É necessário dar voz a esses casos…
Exatamente. O panorama é de tal forma grave que temos mesmo de dar voz a estes trabalhadores. O que considerámos foi que no 1.o de Maio – e isto até foi muito consensual -, independentemente de haver estado de emergência, de haver medidas de distanciamento e de proteção da saúde, tínhamos de realizar estas iniciativas, desde que fossem garantidas essas medidas.
Como vai ser garantida a regra da distância social que é exigida?
É fácil. Somos muito organizados e muito responsáveis. Vamos garantir que entre os participantes haverá distâncias entre os 3 e os 5 metros. Isso será feito marcando os locais onde cada um terá de estar.

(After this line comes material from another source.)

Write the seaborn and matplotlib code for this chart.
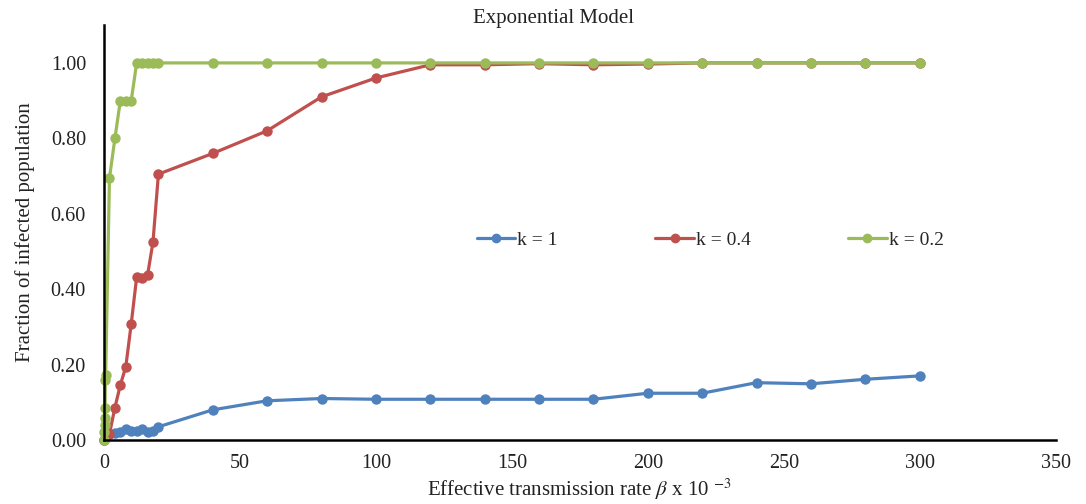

Como se faz no supermercado…
Quase. Não será com cruzinhas nos sítios, mas temos formas de assinalar o local onde cada um deve estar para garantir o distanciamento. A questão da saúde e da segurança é fundamental. Vamos garantir também as máscaras para as situações em que são necessárias, nomeadamente nos transportes. E quem quiser usará máscara durante as iniciativas,. Foi-nos garantido pela Direção-Geral da Saúde que ao ar livre não há obrigação de usar máscara. Mas quem quiser, para se sentir mais confortável, usa. Aqueles que ali vão estar, cujo número será sempre limitado, e até porque, por uma questão de precaução, não aconselhamos a participação de reformados ou de pessoas em situação de risco e de crianças, serão a voz de todos os outros que estão nas suas casas ou nos seus locais de trabalho, porque, infelizmente, para além dos trabalhadores que têm de assegurar os serviços imprescindíveis, há um conjunto de empresas, por exemplo, as de distribuição e hiper e supermercados, que vão ficar abertas.